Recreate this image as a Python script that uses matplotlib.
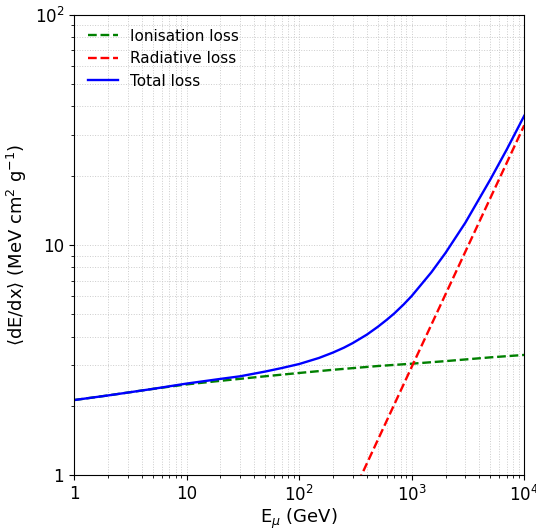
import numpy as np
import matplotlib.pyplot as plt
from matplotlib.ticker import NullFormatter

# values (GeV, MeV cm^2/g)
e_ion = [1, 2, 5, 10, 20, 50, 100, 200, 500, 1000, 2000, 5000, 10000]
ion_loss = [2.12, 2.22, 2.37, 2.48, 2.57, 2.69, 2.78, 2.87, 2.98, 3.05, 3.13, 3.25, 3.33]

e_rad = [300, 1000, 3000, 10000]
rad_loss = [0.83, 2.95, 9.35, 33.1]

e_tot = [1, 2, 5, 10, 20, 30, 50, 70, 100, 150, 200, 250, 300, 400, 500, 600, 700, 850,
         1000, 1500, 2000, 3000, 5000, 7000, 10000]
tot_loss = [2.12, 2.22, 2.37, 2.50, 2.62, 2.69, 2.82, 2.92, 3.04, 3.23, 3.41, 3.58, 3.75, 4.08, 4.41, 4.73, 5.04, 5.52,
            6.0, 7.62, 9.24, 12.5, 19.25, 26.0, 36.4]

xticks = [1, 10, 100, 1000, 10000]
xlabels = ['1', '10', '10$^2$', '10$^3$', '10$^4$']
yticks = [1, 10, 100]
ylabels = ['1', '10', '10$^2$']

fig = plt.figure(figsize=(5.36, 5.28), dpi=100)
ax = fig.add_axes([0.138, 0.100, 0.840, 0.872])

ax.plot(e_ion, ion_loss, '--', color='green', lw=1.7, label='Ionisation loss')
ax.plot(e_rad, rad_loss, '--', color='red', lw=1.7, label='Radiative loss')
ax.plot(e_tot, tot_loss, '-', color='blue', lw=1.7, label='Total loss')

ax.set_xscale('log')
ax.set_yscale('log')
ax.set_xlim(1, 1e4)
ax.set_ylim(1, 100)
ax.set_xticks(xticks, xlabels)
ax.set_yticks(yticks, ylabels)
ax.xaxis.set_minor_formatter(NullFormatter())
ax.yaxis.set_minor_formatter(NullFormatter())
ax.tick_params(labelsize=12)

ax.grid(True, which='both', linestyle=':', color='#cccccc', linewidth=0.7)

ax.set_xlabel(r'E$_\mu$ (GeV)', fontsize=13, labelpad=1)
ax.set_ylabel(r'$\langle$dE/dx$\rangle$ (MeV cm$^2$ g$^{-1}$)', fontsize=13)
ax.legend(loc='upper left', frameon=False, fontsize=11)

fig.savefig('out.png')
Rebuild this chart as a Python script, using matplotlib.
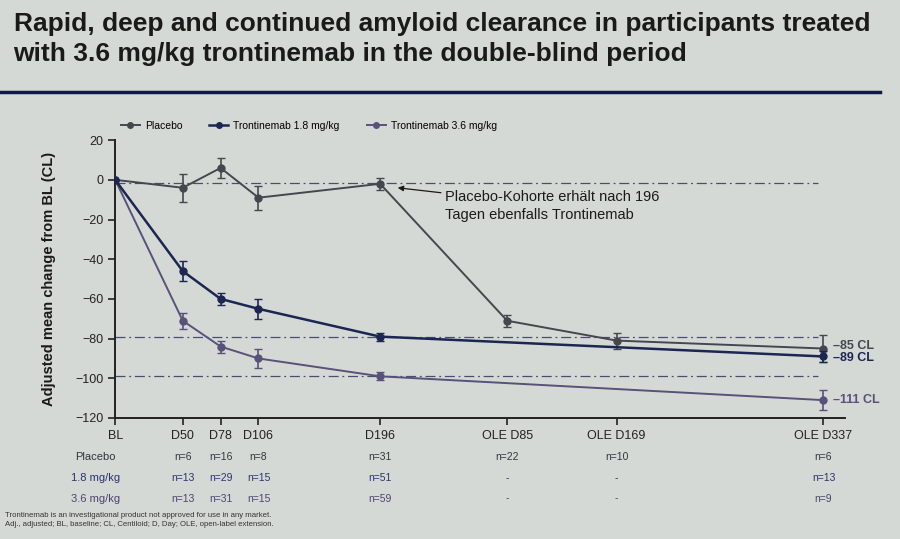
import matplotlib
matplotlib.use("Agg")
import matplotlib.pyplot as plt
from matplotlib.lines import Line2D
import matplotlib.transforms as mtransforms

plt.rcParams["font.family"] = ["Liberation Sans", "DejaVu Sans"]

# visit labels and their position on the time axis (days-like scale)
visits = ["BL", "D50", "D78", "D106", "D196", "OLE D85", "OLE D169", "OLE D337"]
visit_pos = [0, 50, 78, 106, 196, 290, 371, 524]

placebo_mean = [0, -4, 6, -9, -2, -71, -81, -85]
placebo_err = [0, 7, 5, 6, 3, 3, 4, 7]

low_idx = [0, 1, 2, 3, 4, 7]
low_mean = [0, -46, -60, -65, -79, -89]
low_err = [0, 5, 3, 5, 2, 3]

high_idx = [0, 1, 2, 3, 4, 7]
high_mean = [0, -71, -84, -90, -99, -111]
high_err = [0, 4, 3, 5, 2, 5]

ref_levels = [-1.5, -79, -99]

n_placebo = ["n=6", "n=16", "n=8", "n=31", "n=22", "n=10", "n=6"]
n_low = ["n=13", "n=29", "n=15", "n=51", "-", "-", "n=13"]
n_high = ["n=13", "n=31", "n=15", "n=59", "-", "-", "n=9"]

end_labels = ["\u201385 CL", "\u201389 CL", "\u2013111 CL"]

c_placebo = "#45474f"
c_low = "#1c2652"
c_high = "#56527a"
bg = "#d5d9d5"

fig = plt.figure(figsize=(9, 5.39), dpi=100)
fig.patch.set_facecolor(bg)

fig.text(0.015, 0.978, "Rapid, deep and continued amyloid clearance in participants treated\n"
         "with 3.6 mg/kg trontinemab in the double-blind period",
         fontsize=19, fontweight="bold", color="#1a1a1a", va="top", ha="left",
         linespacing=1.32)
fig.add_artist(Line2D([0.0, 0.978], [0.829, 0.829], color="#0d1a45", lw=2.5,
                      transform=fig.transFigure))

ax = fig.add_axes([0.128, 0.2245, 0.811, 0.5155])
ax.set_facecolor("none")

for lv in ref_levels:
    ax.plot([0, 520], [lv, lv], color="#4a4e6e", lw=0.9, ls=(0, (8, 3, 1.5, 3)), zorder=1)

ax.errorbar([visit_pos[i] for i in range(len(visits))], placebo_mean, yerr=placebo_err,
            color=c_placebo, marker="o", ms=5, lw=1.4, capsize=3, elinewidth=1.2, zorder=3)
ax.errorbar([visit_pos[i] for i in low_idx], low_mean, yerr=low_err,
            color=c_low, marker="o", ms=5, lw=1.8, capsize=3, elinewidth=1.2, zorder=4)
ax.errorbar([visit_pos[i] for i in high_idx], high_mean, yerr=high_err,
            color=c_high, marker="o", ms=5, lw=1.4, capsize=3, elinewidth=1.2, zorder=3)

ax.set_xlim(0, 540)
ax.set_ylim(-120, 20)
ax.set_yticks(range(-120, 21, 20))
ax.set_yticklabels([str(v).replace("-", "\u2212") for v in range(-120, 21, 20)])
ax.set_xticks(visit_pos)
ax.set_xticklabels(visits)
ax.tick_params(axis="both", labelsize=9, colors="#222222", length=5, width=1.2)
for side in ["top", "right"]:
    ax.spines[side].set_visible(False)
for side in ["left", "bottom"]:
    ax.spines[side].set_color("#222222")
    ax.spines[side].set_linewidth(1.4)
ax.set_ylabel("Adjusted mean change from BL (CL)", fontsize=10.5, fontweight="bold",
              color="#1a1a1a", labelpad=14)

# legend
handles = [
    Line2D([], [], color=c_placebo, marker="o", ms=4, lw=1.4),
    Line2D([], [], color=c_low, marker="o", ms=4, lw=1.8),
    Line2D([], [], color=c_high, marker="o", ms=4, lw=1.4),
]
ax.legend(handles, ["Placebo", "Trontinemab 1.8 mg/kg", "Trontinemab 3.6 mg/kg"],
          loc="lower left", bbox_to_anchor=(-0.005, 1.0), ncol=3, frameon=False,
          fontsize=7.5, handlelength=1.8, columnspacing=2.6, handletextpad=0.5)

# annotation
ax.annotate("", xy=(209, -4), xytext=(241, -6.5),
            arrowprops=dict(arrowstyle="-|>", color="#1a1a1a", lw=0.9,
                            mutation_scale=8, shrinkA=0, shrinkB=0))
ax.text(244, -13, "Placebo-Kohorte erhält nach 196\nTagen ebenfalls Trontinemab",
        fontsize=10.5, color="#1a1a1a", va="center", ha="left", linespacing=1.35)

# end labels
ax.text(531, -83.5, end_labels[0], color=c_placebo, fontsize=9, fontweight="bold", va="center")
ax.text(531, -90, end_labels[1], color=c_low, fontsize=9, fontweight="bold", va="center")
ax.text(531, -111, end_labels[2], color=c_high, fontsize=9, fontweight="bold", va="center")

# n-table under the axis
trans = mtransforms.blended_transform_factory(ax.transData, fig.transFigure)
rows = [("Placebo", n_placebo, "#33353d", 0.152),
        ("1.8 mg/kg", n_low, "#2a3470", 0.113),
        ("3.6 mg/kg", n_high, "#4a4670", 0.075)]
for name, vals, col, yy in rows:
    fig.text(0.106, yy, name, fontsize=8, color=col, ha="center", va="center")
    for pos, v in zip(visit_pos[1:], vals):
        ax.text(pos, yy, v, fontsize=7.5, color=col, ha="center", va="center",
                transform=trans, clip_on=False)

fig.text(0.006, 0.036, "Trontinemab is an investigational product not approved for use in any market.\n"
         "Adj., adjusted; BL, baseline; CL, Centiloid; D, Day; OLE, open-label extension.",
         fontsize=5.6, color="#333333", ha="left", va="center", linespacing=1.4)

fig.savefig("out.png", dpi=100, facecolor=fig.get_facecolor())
........
CHALLENGE ::
Begin at the first line of the entries above and return each line exactly, stopping after the line that contains "ax = fig.add_axes([0.138, 0.100, 0.840, 0.872])". Pictures do not belong in the copy.

OUTPUT FOR THIS TASK ::
Recreate this image as a Python script that uses matplotlib.
import numpy as np
import matplotlib.pyplot as plt
from matplotlib.ticker import NullFormatter

# values (GeV, MeV cm^2/g)
e_ion = [1, 2, 5, 10, 20, 50, 100, 200, 500, 1000, 2000, 5000, 10000]
ion_loss = [2.12, 2.22, 2.37, 2.48, 2.57, 2.69, 2.78, 2.87, 2.98, 3.05, 3.13, 3.25, 3.33]

e_rad = [300, 1000, 3000, 10000]
rad_loss = [0.83, 2.95, 9.35, 33.1]

e_tot = [1, 2, 5, 10, 20, 30, 50, 70, 100, 150, 200, 250, 300, 400, 500, 600, 700, 850,
         1000, 1500, 2000, 3000, 5000, 7000, 10000]
tot_loss = [2.12, 2.22, 2.37, 2.50, 2.62, 2.69, 2.82, 2.92, 3.04, 3.23, 3.41, 3.58, 3.75, 4.08, 4.41, 4.73, 5.04, 5.52,
            6.0, 7.62, 9.24, 12.5, 19.25, 26.0, 36.4]

xticks = [1, 10, 100, 1000, 10000]
xlabels = ['1', '10', '10$^2$', '10$^3$', '10$^4$']
yticks = [1, 10, 100]
ylabels = ['1', '10', '10$^2$']

fig = plt.figure(figsize=(5.36, 5.28), dpi=100)
ax = fig.add_axes([0.138, 0.100, 0.840, 0.872])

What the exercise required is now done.